## WHAT TO DO
Reproduce the listing exactly, with no pictures in your copy.

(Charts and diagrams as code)
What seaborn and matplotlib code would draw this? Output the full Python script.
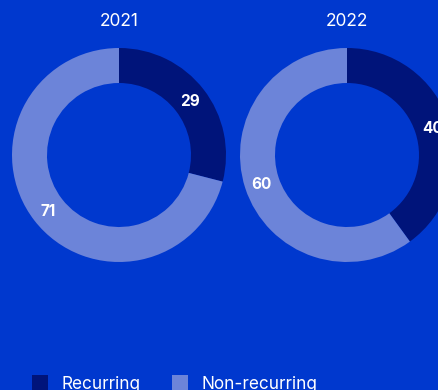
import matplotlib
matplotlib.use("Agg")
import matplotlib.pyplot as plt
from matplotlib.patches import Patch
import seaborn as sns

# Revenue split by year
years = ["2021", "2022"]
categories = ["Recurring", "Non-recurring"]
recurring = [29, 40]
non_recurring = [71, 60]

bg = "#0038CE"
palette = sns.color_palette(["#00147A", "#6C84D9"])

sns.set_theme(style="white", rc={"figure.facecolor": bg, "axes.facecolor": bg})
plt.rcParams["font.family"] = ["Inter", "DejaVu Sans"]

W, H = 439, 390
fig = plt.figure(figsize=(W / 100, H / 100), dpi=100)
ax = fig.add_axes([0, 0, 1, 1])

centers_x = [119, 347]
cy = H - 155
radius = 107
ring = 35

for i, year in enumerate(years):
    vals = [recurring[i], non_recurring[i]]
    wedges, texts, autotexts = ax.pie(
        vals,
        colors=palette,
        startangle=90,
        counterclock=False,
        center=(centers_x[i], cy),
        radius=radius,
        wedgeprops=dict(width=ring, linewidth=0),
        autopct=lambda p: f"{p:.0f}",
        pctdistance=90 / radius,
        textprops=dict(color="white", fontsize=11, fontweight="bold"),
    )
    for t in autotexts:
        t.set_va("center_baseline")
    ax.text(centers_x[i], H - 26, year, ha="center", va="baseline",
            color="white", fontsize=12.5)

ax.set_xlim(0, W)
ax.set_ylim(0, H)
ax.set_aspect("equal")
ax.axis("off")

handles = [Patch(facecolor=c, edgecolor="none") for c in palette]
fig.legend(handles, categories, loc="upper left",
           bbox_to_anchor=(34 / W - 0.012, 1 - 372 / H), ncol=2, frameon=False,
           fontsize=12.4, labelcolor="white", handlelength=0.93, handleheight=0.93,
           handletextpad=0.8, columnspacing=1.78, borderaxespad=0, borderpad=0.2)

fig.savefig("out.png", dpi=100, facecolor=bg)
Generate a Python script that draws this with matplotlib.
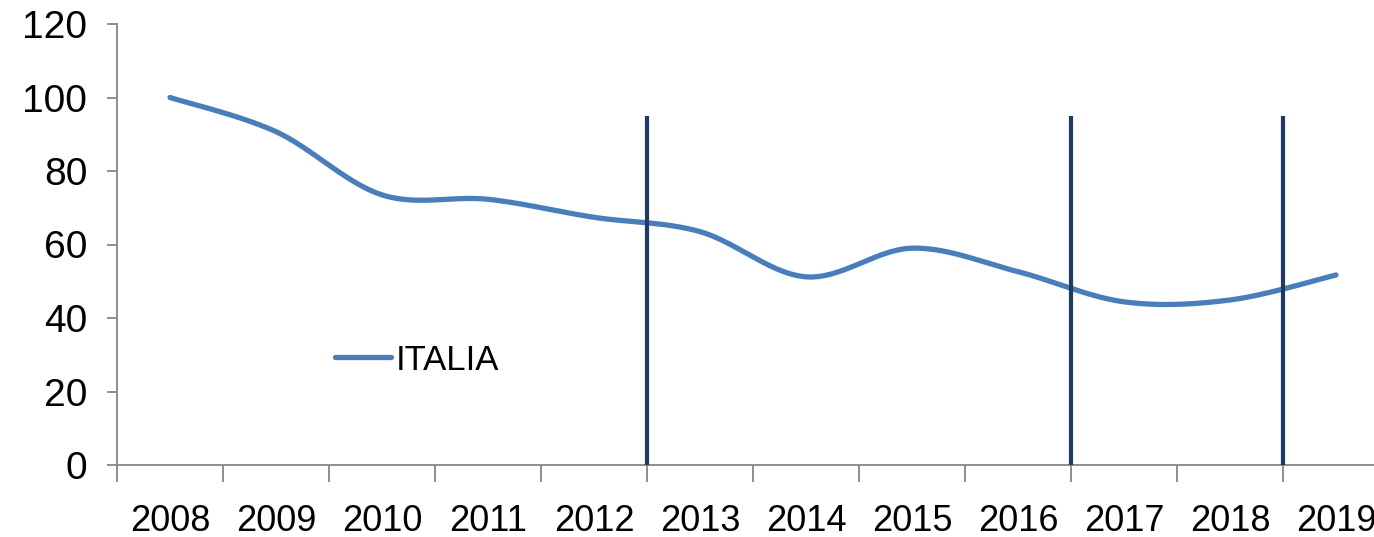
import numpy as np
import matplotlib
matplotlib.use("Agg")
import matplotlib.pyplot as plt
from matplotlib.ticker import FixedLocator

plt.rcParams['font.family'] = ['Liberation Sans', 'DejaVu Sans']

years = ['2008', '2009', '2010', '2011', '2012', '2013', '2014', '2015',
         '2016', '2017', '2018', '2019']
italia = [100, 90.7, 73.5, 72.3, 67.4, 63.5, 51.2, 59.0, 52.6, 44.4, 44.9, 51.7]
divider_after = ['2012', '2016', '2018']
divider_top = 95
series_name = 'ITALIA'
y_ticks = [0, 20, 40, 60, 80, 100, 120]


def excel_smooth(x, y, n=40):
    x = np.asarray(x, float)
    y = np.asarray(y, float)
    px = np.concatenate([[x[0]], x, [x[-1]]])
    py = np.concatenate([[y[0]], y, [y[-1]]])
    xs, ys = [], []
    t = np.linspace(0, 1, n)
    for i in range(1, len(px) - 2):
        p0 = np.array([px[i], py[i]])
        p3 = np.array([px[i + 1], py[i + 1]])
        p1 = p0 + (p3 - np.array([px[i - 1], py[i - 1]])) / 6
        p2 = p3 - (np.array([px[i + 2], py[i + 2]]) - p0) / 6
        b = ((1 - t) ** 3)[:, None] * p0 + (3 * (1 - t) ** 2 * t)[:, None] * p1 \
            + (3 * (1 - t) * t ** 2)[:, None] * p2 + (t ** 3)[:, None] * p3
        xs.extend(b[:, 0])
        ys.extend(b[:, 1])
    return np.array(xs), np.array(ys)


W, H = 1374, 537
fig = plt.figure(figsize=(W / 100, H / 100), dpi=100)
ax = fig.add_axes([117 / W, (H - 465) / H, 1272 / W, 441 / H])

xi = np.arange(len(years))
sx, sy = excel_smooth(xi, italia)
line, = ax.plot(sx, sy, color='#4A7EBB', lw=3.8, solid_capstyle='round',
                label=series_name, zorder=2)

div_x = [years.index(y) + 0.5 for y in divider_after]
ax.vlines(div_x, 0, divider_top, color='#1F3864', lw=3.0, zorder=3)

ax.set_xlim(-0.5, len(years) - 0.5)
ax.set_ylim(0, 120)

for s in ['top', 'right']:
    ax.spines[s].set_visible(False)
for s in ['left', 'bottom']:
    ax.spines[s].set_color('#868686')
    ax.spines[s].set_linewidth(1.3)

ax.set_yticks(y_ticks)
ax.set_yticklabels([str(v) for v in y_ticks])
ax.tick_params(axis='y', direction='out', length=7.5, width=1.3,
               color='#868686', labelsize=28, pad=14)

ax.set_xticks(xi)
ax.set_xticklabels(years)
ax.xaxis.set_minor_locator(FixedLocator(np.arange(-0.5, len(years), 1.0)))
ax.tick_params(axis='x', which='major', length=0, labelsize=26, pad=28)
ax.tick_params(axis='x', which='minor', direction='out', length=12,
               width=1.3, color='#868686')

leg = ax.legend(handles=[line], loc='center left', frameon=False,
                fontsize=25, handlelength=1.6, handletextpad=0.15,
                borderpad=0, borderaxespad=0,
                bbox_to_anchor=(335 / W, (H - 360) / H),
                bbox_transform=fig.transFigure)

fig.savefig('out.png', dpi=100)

## SOLUTION TO THE PROBLEM
What seaborn and matplotlib code would draw this? Output the full Python script.
import matplotlib
matplotlib.use("Agg")
import matplotlib.pyplot as plt
from matplotlib.patches import Patch
import seaborn as sns

# Revenue split by year
years = ["2021", "2022"]
categories = ["Recurring", "Non-recurring"]
recurring = [29, 40]
non_recurring = [71, 60]

bg = "#0038CE"
palette = sns.color_palette(["#00147A", "#6C84D9"])

sns.set_theme(style="white", rc={"figure.facecolor": bg, "axes.facecolor": bg})
plt.rcParams["font.family"] = ["Inter", "DejaVu Sans"]

W, H = 439, 390
fig = plt.figure(figsize=(W / 100, H / 100), dpi=100)
ax = fig.add_axes([0, 0, 1, 1])

centers_x = [119, 347]
cy = H - 155
radius = 107
ring = 35

for i, year in enumerate(years):
    vals = [recurring[i], non_recurring[i]]
    wedges, texts, autotexts = ax.pie(
        vals,
        colors=palette,
        startangle=90,
        counterclock=False,
        center=(centers_x[i], cy),
        radius=radius,
        wedgeprops=dict(width=ring, linewidth=0),
        autopct=lambda p: f"{p:.0f}",
        pctdistance=90 / radius,
        textprops=dict(color="white", fontsize=11, fontweight="bold"),
    )
    for t in autotexts:
        t.set_va("center_baseline")
    ax.text(centers_x[i], H - 26, year, ha="center", va="baseline",
            color="white", fontsize=12.5)

ax.set_xlim(0, W)
ax.set_ylim(0, H)
ax.set_aspect("equal")
ax.axis("off")

handles = [Patch(facecolor=c, edgecolor="none") for c in palette]
fig.legend(handles, categories, loc="upper left",
           bbox_to_anchor=(34 / W - 0.012, 1 - 372 / H), ncol=2, frameon=False,
           fontsize=12.4, labelcolor="white", handlelength=0.93, handleheight=0.93,
           handletextpad=0.8, columnspacing=1.78, borderaxespad=0, borderpad=0.2)

fig.savefig("out.png", dpi=100, facecolor=bg)
Generate a Python script that draws this with matplotlib.
import numpy as np
import matplotlib
matplotlib.use("Agg")
import matplotlib.pyplot as plt
from matplotlib.ticker import FixedLocator

plt.rcParams['font.family'] = ['Liberation Sans', 'DejaVu Sans']

years = ['2008', '2009', '2010', '2011', '2012', '2013', '2014', '2015',
         '2016', '2017', '2018', '2019']
italia = [100, 90.7, 73.5, 72.3, 67.4, 63.5, 51.2, 59.0, 52.6, 44.4, 44.9, 51.7]
divider_after = ['2012', '2016', '2018']
divider_top = 95
series_name = 'ITALIA'
y_ticks = [0, 20, 40, 60, 80, 100, 120]


def excel_smooth(x, y, n=40):
    x = np.asarray(x, float)
    y = np.asarray(y, float)
    px = np.concatenate([[x[0]], x, [x[-1]]])
    py = np.concatenate([[y[0]], y, [y[-1]]])
    xs, ys = [], []
    t = np.linspace(0, 1, n)
    for i in range(1, len(px) - 2):
        p0 = np.array([px[i], py[i]])
        p3 = np.array([px[i + 1], py[i + 1]])
        p1 = p0 + (p3 - np.array([px[i - 1], py[i - 1]])) / 6
        p2 = p3 - (np.array([px[i + 2], py[i + 2]]) - p0) / 6
        b = ((1 - t) ** 3)[:, None] * p0 + (3 * (1 - t) ** 2 * t)[:, None] * p1 \
            + (3 * (1 - t) * t ** 2)[:, None] * p2 + (t ** 3)[:, None] * p3
        xs.extend(b[:, 0])
        ys.extend(b[:, 1])
    return np.array(xs), np.array(ys)


W, H = 1374, 537
fig = plt.figure(figsize=(W / 100, H / 100), dpi=100)
ax = fig.add_axes([117 / W, (H - 465) / H, 1272 / W, 441 / H])

xi = np.arange(len(years))
sx, sy = excel_smooth(xi, italia)
line, = ax.plot(sx, sy, color='#4A7EBB', lw=3.8, solid_capstyle='round',
                label=series_name, zorder=2)

div_x = [years.index(y) + 0.5 for y in divider_after]
ax.vlines(div_x, 0, divider_top, color='#1F3864', lw=3.0, zorder=3)

ax.set_xlim(-0.5, len(years) - 0.5)
ax.set_ylim(0, 120)

for s in ['top', 'right']:
    ax.spines[s].set_visible(False)
for s in ['left', 'bottom']:
    ax.spines[s].set_color('#868686')
    ax.spines[s].set_linewidth(1.3)

ax.set_yticks(y_ticks)
ax.set_yticklabels([str(v) for v in y_ticks])
ax.tick_params(axis='y', direction='out', length=7.5, width=1.3,
               color='#868686', labelsize=28, pad=14)

ax.set_xticks(xi)
ax.set_xticklabels(years)
ax.xaxis.set_minor_locator(FixedLocator(np.arange(-0.5, len(years), 1.0)))
ax.tick_params(axis='x', which='major', length=0, labelsize=26, pad=28)
ax.tick_params(axis='x', which='minor', direction='out', length=12,
               width=1.3, color='#868686')

leg = ax.legend(handles=[line], loc='center left', frameon=False,
                fontsize=25, handlelength=1.6, handletextpad=0.15,
                borderpad=0, borderaxespad=0,
                bbox_to_anchor=(335 / W, (H - 360) / H),
                bbox_transform=fig.transFigure)

fig.savefig('out.png', dpi=100)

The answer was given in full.